=== Do this ===
In the listing below, find the line containing "What Plotly code" and the line containing "plot_h = H - T - B". Repeat exactly those two lines and every line between them, nothing more.

Entries with chart source code

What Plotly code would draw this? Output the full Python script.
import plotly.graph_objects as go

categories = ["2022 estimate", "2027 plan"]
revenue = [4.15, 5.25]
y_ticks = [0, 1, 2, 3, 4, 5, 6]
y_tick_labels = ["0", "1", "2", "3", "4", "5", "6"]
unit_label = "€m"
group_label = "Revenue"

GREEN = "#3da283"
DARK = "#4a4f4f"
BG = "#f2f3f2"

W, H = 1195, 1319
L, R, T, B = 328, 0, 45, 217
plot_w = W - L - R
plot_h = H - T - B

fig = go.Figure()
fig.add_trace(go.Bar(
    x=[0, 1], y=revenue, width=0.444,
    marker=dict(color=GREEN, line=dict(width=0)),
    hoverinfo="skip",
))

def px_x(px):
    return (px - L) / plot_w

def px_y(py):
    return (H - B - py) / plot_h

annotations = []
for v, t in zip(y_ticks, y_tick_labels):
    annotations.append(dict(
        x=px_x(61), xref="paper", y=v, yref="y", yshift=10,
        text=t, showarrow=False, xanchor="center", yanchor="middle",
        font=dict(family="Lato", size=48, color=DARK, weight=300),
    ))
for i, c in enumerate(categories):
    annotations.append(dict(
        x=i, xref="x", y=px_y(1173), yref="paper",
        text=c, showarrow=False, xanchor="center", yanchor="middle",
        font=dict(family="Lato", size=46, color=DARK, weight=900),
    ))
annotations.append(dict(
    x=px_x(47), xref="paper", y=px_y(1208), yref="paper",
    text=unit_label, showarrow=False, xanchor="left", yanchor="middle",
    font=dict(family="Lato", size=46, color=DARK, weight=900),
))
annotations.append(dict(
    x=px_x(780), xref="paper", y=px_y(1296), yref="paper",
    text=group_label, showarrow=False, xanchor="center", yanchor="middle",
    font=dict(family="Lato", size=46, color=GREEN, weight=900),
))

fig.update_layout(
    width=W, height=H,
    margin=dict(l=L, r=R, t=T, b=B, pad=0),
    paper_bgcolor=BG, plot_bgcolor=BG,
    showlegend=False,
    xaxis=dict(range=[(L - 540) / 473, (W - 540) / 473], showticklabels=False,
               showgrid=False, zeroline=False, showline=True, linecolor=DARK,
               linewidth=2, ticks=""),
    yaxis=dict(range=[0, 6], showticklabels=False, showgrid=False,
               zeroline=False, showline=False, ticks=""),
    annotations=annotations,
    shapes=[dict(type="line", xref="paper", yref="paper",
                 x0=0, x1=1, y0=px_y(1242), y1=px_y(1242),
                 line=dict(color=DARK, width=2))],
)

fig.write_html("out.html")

==

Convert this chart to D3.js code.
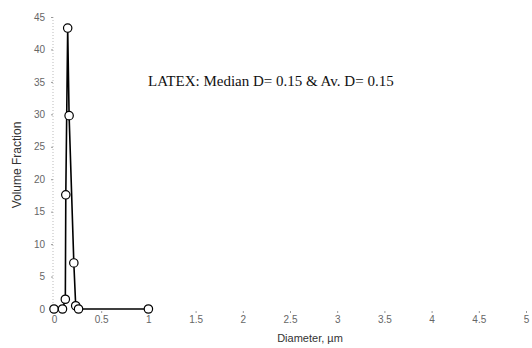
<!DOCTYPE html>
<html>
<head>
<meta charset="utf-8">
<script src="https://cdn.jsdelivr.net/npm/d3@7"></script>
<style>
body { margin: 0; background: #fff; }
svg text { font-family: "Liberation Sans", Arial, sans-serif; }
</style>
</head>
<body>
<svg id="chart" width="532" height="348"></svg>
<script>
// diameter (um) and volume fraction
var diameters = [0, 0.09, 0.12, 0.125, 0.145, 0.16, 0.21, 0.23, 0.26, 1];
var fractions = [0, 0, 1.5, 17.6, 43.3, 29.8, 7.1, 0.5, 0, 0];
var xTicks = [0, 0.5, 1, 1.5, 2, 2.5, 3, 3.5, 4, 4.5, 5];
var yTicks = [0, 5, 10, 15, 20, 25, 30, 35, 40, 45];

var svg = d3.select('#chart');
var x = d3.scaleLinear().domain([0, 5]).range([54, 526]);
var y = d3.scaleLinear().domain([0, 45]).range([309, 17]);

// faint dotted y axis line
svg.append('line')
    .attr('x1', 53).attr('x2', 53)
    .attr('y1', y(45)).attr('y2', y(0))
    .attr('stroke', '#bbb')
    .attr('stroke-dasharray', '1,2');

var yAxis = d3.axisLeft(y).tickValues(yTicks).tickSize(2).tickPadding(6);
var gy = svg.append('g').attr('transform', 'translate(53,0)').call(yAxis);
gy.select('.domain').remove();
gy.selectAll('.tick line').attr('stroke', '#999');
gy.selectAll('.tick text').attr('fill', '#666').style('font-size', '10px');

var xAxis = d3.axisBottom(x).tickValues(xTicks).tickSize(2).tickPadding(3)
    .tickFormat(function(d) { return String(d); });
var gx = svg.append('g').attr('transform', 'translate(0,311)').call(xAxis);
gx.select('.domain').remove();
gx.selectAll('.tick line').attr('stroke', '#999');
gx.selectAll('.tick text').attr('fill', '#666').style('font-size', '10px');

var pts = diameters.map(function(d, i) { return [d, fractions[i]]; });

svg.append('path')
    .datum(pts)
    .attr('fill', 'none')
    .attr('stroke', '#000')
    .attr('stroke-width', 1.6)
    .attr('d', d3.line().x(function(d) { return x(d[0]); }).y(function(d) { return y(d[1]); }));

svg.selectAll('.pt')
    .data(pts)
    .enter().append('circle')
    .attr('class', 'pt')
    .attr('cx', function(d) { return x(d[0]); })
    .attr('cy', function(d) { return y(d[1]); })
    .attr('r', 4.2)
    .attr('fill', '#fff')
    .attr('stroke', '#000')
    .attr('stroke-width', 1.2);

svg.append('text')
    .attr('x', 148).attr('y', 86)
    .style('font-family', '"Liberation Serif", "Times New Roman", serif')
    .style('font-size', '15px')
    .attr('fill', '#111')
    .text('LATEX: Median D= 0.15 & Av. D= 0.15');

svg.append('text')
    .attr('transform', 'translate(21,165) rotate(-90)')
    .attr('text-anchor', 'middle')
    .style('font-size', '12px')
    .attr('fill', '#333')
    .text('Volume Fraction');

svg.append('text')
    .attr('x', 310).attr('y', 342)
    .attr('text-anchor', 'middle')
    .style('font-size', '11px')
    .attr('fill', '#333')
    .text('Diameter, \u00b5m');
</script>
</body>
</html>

=== Response ===
What Plotly code would draw this? Output the full Python script.
import plotly.graph_objects as go

categories = ["2022 estimate", "2027 plan"]
revenue = [4.15, 5.25]
y_ticks = [0, 1, 2, 3, 4, 5, 6]
y_tick_labels = ["0", "1", "2", "3", "4", "5", "6"]
unit_label = "€m"
group_label = "Revenue"

GREEN = "#3da283"
DARK = "#4a4f4f"
BG = "#f2f3f2"

W, H = 1195, 1319
L, R, T, B = 328, 0, 45, 217
plot_w = W - L - R
plot_h = H - T - B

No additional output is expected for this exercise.